Material provided>

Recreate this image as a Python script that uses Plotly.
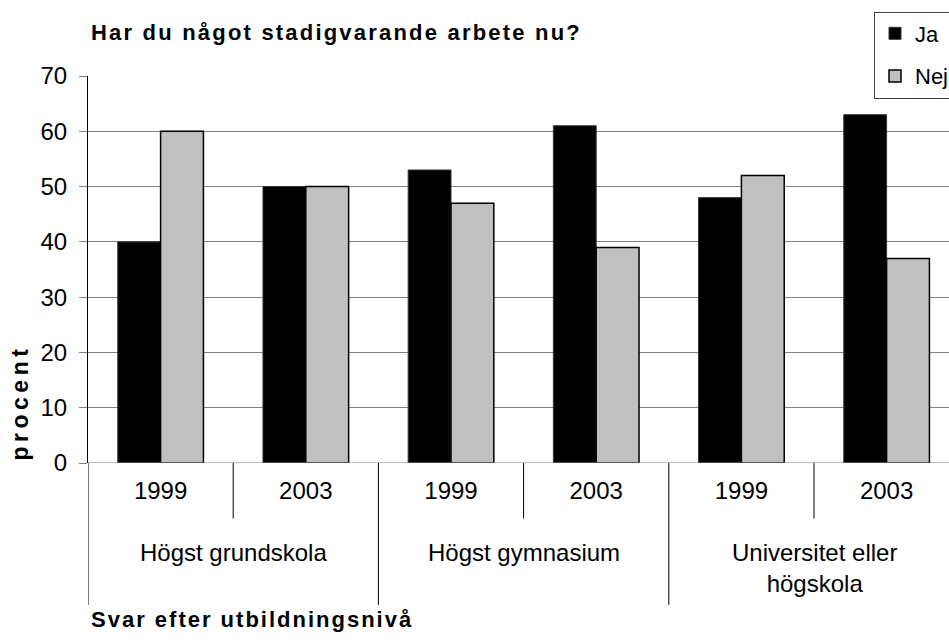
import plotly.graph_objects as go

groups = ["Högst grundskola", "Högst gymnasium", "Universitet eller<br>högskola"]
years = ["1999", "2003", "1999", "2003", "1999", "2003"]
ja = [40, 50, 53, 61, 48, 63]
nej = [60, 50, 47, 39, 52, 37]
yticks = [0, 10, 20, 30, 40, 50, 60, 70]

title_text = "Har du något stadigvarande arbete nu?"
xtitle_text = "Svar efter utbildningsnivå"
ytitle_text = "procent"

# figure is wider than the 949px window so the legend box runs off the edge
W, H = 1010, 644
VIEW_W = 949
ML, MT, MB = 88, 73, 181
MR = W - VIEW_W
PH = H - MT - MB
PW = W - ML - MR
CAT_W = 145.2


def py(pix):
    return (H - MB - pix) / PH


def px(pix):
    return (pix - ML) / PW


xs = list(range(len(years)))

fig = go.Figure()
fig.add_trace(go.Bar(
    x=xs, y=ja, name="Ja", legendgroup="ja",
    marker=dict(color="#000000", line=dict(color="#333333", width=1)),
))
fig.add_trace(go.Bar(
    x=xs, y=nej, name="Nej", legendgroup="nej",
    marker=dict(color="#c0c0c0", line=dict(color="#000000", width=1.5)),
))

font_fam = "Liberation Sans, Arial, sans-serif"

fig.update_layout(
    width=W, height=H,
    margin=dict(l=ML, r=MR, t=MT, b=MB, pad=0),
    paper_bgcolor="white", plot_bgcolor="white",
    barmode="group", bargap=0.41, bargroupgap=0,
    font=dict(family=font_fam, size=24, color="black"),
    showlegend=True,
    legend=dict(
        x=px(874), y=py(8), xanchor="left", yanchor="top",
        bgcolor="white", bordercolor="#404040", borderwidth=1,
        font=dict(size=22, family=font_fam),
        traceorder="grouped", tracegroupgap=11,
        itemwidth=30,
    ),
)

fig.update_xaxes(
    range=[-0.5, -0.5 + PW / CAT_W],
    tickmode="array", tickvals=xs, ticktext=years,
    ticks="", showgrid=False, zeroline=False,
    showline=False,
    tickfont=dict(size=24, family=font_fam),
    ticklabelstandoff=11,
)
fig.update_yaxes(
    range=[0, 70], tickmode="array", tickvals=yticks,
    ticks="outside", ticklen=8, tickcolor="#808080", tickwidth=1,
    showgrid=True, gridcolor="#808080", gridwidth=1,
    zeroline=False,
    showline=True, linecolor="black", linewidth=1,
    tickfont=dict(size=24, family=font_fam),
    ticklabelstandoff=7,
)

# bottom axis line at zero (gray)
fig.add_shape(type="line", xref="paper", yref="y", x0=0, x1=1, y0=0, y1=0,
              line=dict(color="#808080", width=1))

# dividers for the two-level category axis
short_y = py(519)
long_y = py(606)
for i in range(len(years) + 1):
    xb = i - 0.5
    is_group = (i % 2 == 0)
    fig.add_shape(type="line", xref="x", yref="paper",
                  x0=xb, x1=xb, y0=0, y1=long_y if is_group else short_y,
                  line=dict(color="black", width=1))

for gi, g in enumerate(groups):
    fig.add_annotation(
        x=2 * gi + 0.5, xref="x", y=py(538), yref="paper",
        text=g, showarrow=False, xanchor="center", yanchor="top",
        font=dict(size=24, family=font_fam), align="center",
    )

fig.add_annotation(
    x=px(89), xref="paper", y=py(29), yref="paper",
    text="<b><span style='letter-spacing:2.2px'>" + title_text + "</span></b>",
    showarrow=False, xanchor="left", yanchor="middle",
    font=dict(size=22, family=font_fam),
)
fig.add_annotation(
    x=px(89), xref="paper", y=py(621), yref="paper",
    text="<b><span style='letter-spacing:2px'>" + xtitle_text + "</span></b>",
    showarrow=False, xanchor="left", yanchor="middle",
    font=dict(size=22, family=font_fam),
)
fig.add_annotation(
    x=px(20), xref="paper", y=py(402), yref="paper",
    text="<b><span style='letter-spacing:4.5px'>" + ytitle_text + "</span></b>",
    showarrow=False, xanchor="center", yanchor="middle", textangle=-90,
    font=dict(size=23, family=font_fam),
)

fig.write_html(
    "out.html",
    config={"displayModeBar": False},
    post_script="document.body.style.margin='0';document.body.style.overflow='hidden';",
)
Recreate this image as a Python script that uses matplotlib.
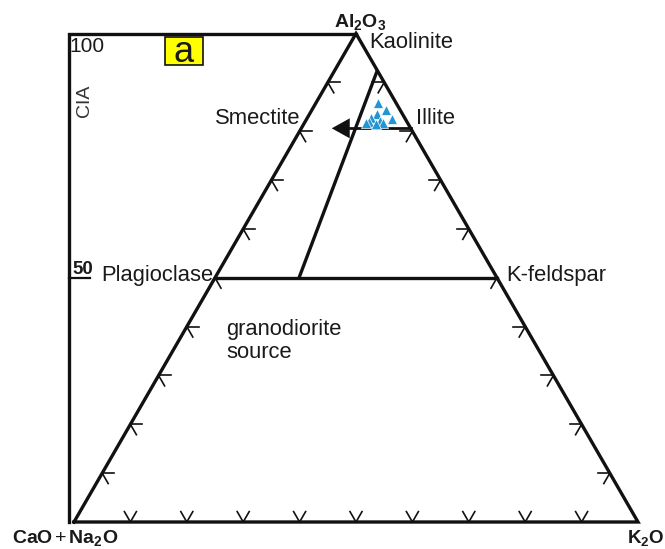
import numpy as np
import matplotlib
matplotlib.use("Agg")
import matplotlib.pyplot as plt
from matplotlib.patches import Rectangle, Polygon

plt.rcParams['font.family'] = ['Liberation Sans', 'DejaVu Sans']
plt.rcParams['mathtext.fontset'] = 'custom'
plt.rcParams['mathtext.rm'] = 'Liberation Sans'
plt.rcParams['mathtext.bf'] = 'Liberation Sans:bold'
plt.rcParams['mathtext.it'] = 'Liberation Sans:italic'

# samples (Al2O3 and K2O fractions, CaO+Na2O is the rest)
sample_A = [0.857, 0.843, 0.826, 0.836, 0.828, 0.822, 0.816, 0.818, 0.814, 0.816]
sample_K = [0.111, 0.132, 0.151, 0.119, 0.113, 0.132, 0.140, 0.114, 0.128, 0.110]

# reference lines (A, K)
feldspar_A = 0.5
trend_start = (0.50, 0.149)
trend_end = (0.922, 0.076)
illite_A = 0.806
illite_K = (0.096, 0.194)
arrow_tip_K = 0.054
tick_fracs = [0.1, 0.2, 0.3, 0.4, 0.5, 0.6, 0.7, 0.8, 0.9]
cia_ticks = [100, 50]

H = np.sqrt(3) / 2


def tern(a, k):
    a = np.asarray(a, float)
    k = np.asarray(k, float)
    return k + a / 2, a * H


def px(x, y):
    # pixel position in the 665x549 image -> data coords
    return (x - 74) / 564, (522 - y) / 564


fig = plt.figure(figsize=(6.65, 5.49), dpi=100)
ax = fig.add_axes([0, 0, 1, 1])
ax.set_xlim(-74 / 564, (665 - 74) / 564)
ax.set_ylim((522 - 549) / 564, 522 / 564)
ax.axis('off')

lw = 2.4
col = '#111111'

# triangle
tx, ty = tern([0, 0, 1, 0], [0, 1, 0, 0])
ax.plot(tx, ty, color=col, lw=lw, solid_joinstyle='miter')

# CIA axis
cx = px(69, 0)[0]
ax.plot([cx, cx, 0.5], [0, H, H], color=col, lw=lw, solid_joinstyle='miter')
y50 = feldspar_A * H
ax.plot([cx, px(90, 0)[0]], [y50, y50], color=col, lw=1.6)

# plagioclase - K-feldspar line
fx, fy = tern([feldspar_A, feldspar_A], [0, 1 - feldspar_A])
ax.plot(fx, fy, color=col, lw=lw)

# weathering trend line
wx, wy = tern([trend_start[0], trend_end[0]], [trend_start[1], trend_end[1]])
ax.plot(wx, wy, color=col, lw=lw)

# illite line and arrow
ix, iy = tern([illite_A, illite_A], list(illite_K))
ax.plot(ix, iy, color=col, lw=2.0)
tipx, tipy = tern(illite_A, arrow_tip_K)
hl, hw = 18 / 564, 10 / 564
ax.plot([tipx + hl, ix[0]], [tipy, tipy], color=col, lw=2.0)
ax.add_patch(Polygon([[tipx, tipy], [tipx + hl, tipy + hw], [tipx + hl, tipy - hw]],
                     closed=True, color=col, lw=0))

# chevron ticks on the three sides
L = 12 / 564
d_right = np.array([1.0, 0.0])
d_downright = np.array([0.5, -H])
d_downleft = np.array([-0.5, -H])
d_upleft = np.array([-0.5, H])
d_upright = np.array([0.5, H])
for f in tick_fracs:
    # left side (CaO+Na2O - Al2O3)
    p = np.array(tern(f, 0))
    for d in (d_right, d_downright):
        ax.plot([p[0], p[0] + L * d[0]], [p[1], p[1] + L * d[1]], color=col, lw=1.2)
    # right side (Al2O3 - K2O)
    p = np.array(tern(f, 1 - f))
    for d in (-d_right, d_downleft):
        ax.plot([p[0], p[0] + L * d[0]], [p[1], p[1] + L * d[1]], color=col, lw=1.2)
    # bottom (CaO+Na2O - K2O)
    p = np.array(tern(0, f))
    for d in (d_upleft, d_upright):
        ax.plot([p[0], p[0] + L * d[0]], [p[1], p[1] + L * d[1]], color=col, lw=1.2)

# samples
sx, sy = tern(sample_A, sample_K)
ax.scatter(sx, sy, marker='^', s=52, color='#2196d3', edgecolors='white',
           linewidths=0.5, zorder=5)

# labels
tc = '#1a1a1a'
fs = 15.8
ax.text(*px(360, 22), r'$\mathbf{Al_2O_3}$', fontsize=14, ha='center', va='center', color=tc)
ax.text(*px(369, 42), 'Kaolinite', fontsize=fs, ha='left', va='center', color=tc)
ax.text(*px(300, 118), 'Smectite', fontsize=fs, ha='right', va='center', color=tc)
ax.text(*px(416, 118), 'Illite', fontsize=fs, ha='left', va='center', color=tc)
ax.text(*px(101, 276), 'Plagioclase', fontsize=fs, ha='left', va='center', color=tc)
ax.text(*px(506, 276), 'K-feldspar', fontsize=fs, ha='left', va='center', color=tc)
ax.text(*px(226, 330), 'granodiorite', fontsize=fs, ha='left', va='center', color=tc)
ax.text(*px(226, 353), 'source', fontsize=fs, ha='left', va='center', color=tc)
ax.text(*px(69, 46), str(cia_ticks[0]), fontsize=15, ha='left', va='center', color=tc)
ax.text(*px(72, 270), str(cia_ticks[1]), fontsize=13.5, fontweight='bold',
        ha='left', va='center', color=tc)
ax.text(*px(85, 101), 'CIA', fontsize=14, rotation=90, ha='center', va='center', color='#333333')
ax.text(*px(12, 538), r'$\mathbf{CaO}\,$+$\,\mathbf{Na_2O}$', fontsize=14, ha='left',
        va='center', color=tc)
ax.text(*px(627, 538), r'$\mathbf{K_2O}$', fontsize=13.5, ha='left', va='center', color=tc)

# panel label
bx0, by0 = px(165, 65)
bx1, by1 = px(203, 37)
ax.add_patch(Rectangle((bx0, by0), bx1 - bx0, by1 - by0, facecolor='#ffff00',
                       edgecolor=col, lw=1.2, zorder=4))
ax.text((bx0 + bx1) / 2, px(0, 62)[1], 'a', fontsize=26, ha='center',
        va='baseline', color=tc, zorder=5)

fig.savefig('out.png', dpi=100)
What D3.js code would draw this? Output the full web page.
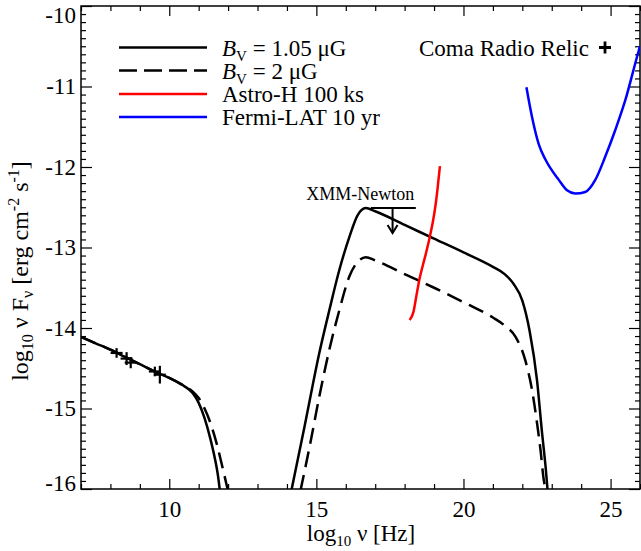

Objective> Word for word, restate the lines beginning with the one that has "Recreate this image as a Python script that uses matplotlib." and ending with the one that has "ax.plot(fx, fy, color=col, lw=lw)". Keep both ends and skip any pictures.

Exercise answer>
Recreate this image as a Python script that uses matplotlib.
import numpy as np
import matplotlib
matplotlib.use("Agg")
import matplotlib.pyplot as plt
from matplotlib.patches import Rectangle, Polygon

plt.rcParams['font.family'] = ['Liberation Sans', 'DejaVu Sans']
plt.rcParams['mathtext.fontset'] = 'custom'
plt.rcParams['mathtext.rm'] = 'Liberation Sans'
plt.rcParams['mathtext.bf'] = 'Liberation Sans:bold'
plt.rcParams['mathtext.it'] = 'Liberation Sans:italic'

# samples (Al2O3 and K2O fractions, CaO+Na2O is the rest)
sample_A = [0.857, 0.843, 0.826, 0.836, 0.828, 0.822, 0.816, 0.818, 0.814, 0.816]
sample_K = [0.111, 0.132, 0.151, 0.119, 0.113, 0.132, 0.140, 0.114, 0.128, 0.110]

# reference lines (A, K)
feldspar_A = 0.5
trend_start = (0.50, 0.149)
trend_end = (0.922, 0.076)
illite_A = 0.806
illite_K = (0.096, 0.194)
arrow_tip_K = 0.054
tick_fracs = [0.1, 0.2, 0.3, 0.4, 0.5, 0.6, 0.7, 0.8, 0.9]
cia_ticks = [100, 50]

H = np.sqrt(3) / 2


def tern(a, k):
    a = np.asarray(a, float)
    k = np.asarray(k, float)
    return k + a / 2, a * H


def px(x, y):
    # pixel position in the 665x549 image -> data coords
    return (x - 74) / 564, (522 - y) / 564


fig = plt.figure(figsize=(6.65, 5.49), dpi=100)
ax = fig.add_axes([0, 0, 1, 1])
ax.set_xlim(-74 / 564, (665 - 74) / 564)
ax.set_ylim((522 - 549) / 564, 522 / 564)
ax.axis('off')

lw = 2.4
col = '#111111'

# triangle
tx, ty = tern([0, 0, 1, 0], [0, 1, 0, 0])
ax.plot(tx, ty, color=col, lw=lw, solid_joinstyle='miter')

# CIA axis
cx = px(69, 0)[0]
ax.plot([cx, cx, 0.5], [0, H, H], color=col, lw=lw, solid_joinstyle='miter')
y50 = feldspar_A * H
ax.plot([cx, px(90, 0)[0]], [y50, y50], color=col, lw=1.6)

# plagioclase - K-feldspar line
fx, fy = tern([feldspar_A, feldspar_A], [0, 1 - feldspar_A])
ax.plot(fx, fy, color=col, lw=lw)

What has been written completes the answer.